Over last weekend, the SF Symphony ended its 2016-17 season with some fireworks: a dazzling performance of Berlioz's Romeo and Juliet. Like his Requiem, Romeo and Juliet is an odd bird, a choral symphony loosely following the path of Beethoven's ninth in bringing in a choral component, and even more loosely following the text of the Shakespeare play. It's the end of the season, but the performances will live on, as they were recorded for later release on the SFS Media label.

Written for a large orchestra and chorus, Romeo and Juliet features three singers, none of whom assumes the roles of the piece's namesakes. Berlioz explained thus: Many composers have written sung love duets for this pair, so why should he? His is a symphony first, and it's incumbent on the orchestra to capture the emotions in music. And it does so brightly, you almost don't need the program to follow what's going on.

Tenor Nicholas Phan thus gets to sing about Queen Mab, hardly the first character who comes to mind when you think of R&J. He did an outstanding job, bringing levity and humor combined with surprisingly perfect French diction. Sasha Cooke gets a slightly meatier part, where she gets to feature her sweet tone and to break the fourth wall and sing about Shakespeare's poetry.

It's bass Luca Pisaroni who scores the biggest part as Friar Lawrence, and in a deep voice, midwifes a ceasefire between the Capulets and the Montagues. He changed his tone to shift to the colors of the text, here upset when relating the mess of the lovers' death, there booming when speaking the voice of God, and majestuous in the final reconciliation. The chorus sang very cleanly, almost too perfectly and delicately when I expected a more ribald colors in a scene of revelers returning from a party.

Yet, the orchestra tells most of the story and with Berlioz's vivid textures and evocative melodies, there is no need for words. The heart of the piece is a melancholy love scene in a delicate and tender adagio. The long, lyrical and winding melody aches of desire, delaying its resolution for as long as it can. Combined with lush orchestral swells, you hear Wagner-before-Wagner (who admitted being impressed, and clearly was inspired, by the work).
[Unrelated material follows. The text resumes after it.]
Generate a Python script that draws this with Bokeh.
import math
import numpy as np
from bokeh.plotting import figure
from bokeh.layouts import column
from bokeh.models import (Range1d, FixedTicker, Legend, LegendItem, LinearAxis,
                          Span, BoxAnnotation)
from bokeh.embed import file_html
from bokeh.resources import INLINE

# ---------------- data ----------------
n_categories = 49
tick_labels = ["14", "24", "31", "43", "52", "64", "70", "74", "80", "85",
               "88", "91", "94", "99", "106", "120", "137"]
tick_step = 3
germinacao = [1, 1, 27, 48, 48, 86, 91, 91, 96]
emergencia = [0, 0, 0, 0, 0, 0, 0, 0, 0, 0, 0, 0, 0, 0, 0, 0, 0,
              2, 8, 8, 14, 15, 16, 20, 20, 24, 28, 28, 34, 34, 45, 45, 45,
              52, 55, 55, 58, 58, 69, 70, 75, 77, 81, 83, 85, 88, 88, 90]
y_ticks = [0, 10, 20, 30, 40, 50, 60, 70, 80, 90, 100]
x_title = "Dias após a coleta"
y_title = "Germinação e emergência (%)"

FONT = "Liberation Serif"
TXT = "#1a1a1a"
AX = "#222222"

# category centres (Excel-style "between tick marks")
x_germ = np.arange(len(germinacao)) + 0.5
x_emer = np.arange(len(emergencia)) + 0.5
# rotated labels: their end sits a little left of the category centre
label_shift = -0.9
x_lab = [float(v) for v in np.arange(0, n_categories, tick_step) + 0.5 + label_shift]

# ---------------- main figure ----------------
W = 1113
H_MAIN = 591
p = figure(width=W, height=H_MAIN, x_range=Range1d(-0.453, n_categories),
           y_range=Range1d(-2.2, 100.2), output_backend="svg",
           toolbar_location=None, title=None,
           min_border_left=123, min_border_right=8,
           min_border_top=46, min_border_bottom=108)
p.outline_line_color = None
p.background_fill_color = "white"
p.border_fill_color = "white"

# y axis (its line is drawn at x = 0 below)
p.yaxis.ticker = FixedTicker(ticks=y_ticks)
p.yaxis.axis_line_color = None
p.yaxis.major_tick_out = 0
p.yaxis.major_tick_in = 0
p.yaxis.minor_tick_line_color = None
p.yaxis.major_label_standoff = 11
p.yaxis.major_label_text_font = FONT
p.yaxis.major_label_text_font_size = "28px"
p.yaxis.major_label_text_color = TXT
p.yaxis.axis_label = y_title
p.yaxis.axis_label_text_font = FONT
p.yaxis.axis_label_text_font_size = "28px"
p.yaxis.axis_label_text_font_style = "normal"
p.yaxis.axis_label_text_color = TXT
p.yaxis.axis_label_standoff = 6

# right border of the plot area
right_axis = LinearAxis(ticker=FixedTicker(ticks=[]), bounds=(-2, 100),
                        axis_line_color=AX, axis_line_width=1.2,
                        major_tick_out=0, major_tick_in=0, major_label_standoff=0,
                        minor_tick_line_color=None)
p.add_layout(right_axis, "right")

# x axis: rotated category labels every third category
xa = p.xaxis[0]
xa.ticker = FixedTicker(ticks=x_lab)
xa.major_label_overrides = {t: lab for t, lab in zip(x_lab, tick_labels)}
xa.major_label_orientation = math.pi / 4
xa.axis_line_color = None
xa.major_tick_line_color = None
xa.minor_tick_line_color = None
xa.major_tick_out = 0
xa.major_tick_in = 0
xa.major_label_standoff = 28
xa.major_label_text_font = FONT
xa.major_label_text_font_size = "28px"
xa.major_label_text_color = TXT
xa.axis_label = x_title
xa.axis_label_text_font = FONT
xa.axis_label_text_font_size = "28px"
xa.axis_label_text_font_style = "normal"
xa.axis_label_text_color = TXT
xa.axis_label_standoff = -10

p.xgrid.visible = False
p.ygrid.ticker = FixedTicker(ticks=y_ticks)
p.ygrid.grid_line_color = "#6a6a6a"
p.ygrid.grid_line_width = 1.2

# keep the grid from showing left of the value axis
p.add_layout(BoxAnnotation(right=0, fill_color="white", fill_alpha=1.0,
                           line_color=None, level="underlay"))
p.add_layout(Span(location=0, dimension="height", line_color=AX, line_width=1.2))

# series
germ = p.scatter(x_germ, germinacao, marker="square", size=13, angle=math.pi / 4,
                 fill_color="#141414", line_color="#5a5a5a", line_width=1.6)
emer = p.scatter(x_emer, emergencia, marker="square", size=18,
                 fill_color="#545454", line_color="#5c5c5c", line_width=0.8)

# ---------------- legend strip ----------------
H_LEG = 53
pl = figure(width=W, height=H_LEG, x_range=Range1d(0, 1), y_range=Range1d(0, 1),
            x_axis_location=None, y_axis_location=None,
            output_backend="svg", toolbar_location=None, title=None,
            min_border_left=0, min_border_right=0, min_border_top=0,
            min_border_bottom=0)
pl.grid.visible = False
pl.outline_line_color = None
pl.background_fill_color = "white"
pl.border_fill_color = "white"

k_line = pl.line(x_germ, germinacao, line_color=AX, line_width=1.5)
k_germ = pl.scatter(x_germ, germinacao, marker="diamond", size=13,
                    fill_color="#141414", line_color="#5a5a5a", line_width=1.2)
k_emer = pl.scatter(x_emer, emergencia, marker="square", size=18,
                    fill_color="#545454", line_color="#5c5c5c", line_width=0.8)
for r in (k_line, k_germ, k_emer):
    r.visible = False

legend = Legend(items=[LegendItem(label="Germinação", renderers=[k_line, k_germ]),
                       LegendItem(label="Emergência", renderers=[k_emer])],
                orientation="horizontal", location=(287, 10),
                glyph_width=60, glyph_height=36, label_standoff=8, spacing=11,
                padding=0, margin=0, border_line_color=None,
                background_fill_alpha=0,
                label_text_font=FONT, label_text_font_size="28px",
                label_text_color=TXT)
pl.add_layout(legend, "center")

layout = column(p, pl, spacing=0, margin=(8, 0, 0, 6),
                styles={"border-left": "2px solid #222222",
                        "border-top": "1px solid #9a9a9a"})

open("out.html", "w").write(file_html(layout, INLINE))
Inventiveness drives the orchestration throughout: the party at the Capulets is scored for pizzicato cellos and tambourine, in a joyous dance, interfered with ominous trombones. The orchestra scherzo for Queen Mab features in a sweet barcarole that at some point includes two harps and bells, with the same eerie colors as the contemporary Midsummer Night Dream of Mendelssohn. The scoring is so brilliantly modern that the end of Juliet's funeral cortege, a heartbreaking lament sung by the chorus, ends on the flute repeating the same note over and again, bringing — of all people — Philip Glass (!) to mind.

MTT conducted with a clear attention to the details of the score, but with a sweep that kept the ninety-some minutes piece moving along and never once did he let our attention wane, from the vivacious viola opening to its last chapter, when the whole orchestra joins force in an exhilarating final burst. It's hard to imagine a more perfect symbol of togetherness and reconciliation than such large scale orchestral harmony.

The SF Opera concluded its season as well, inviting 23,000 to attend Don Giovanni at AT&T Park on Friday night. The chilly evening didn't seem to dampen the enthusiasm. Ildebrando D'Arcangelo was a swaggy Don, Erin Wall a strong Donna Anna, and Stanislas de Barbeyrac made us want for more in the smaller part of Don Ottavio. The set was however rather drab, with large frames hanging from the rafters, to inform us Giovanni is a self-absorbed narcissist. Luckily, we couldn't see much of it as it was shot and broadcast on the AT&T screen in mostly close-ups. SF Symphony and SF Opera both kick of their next season after Labor Day.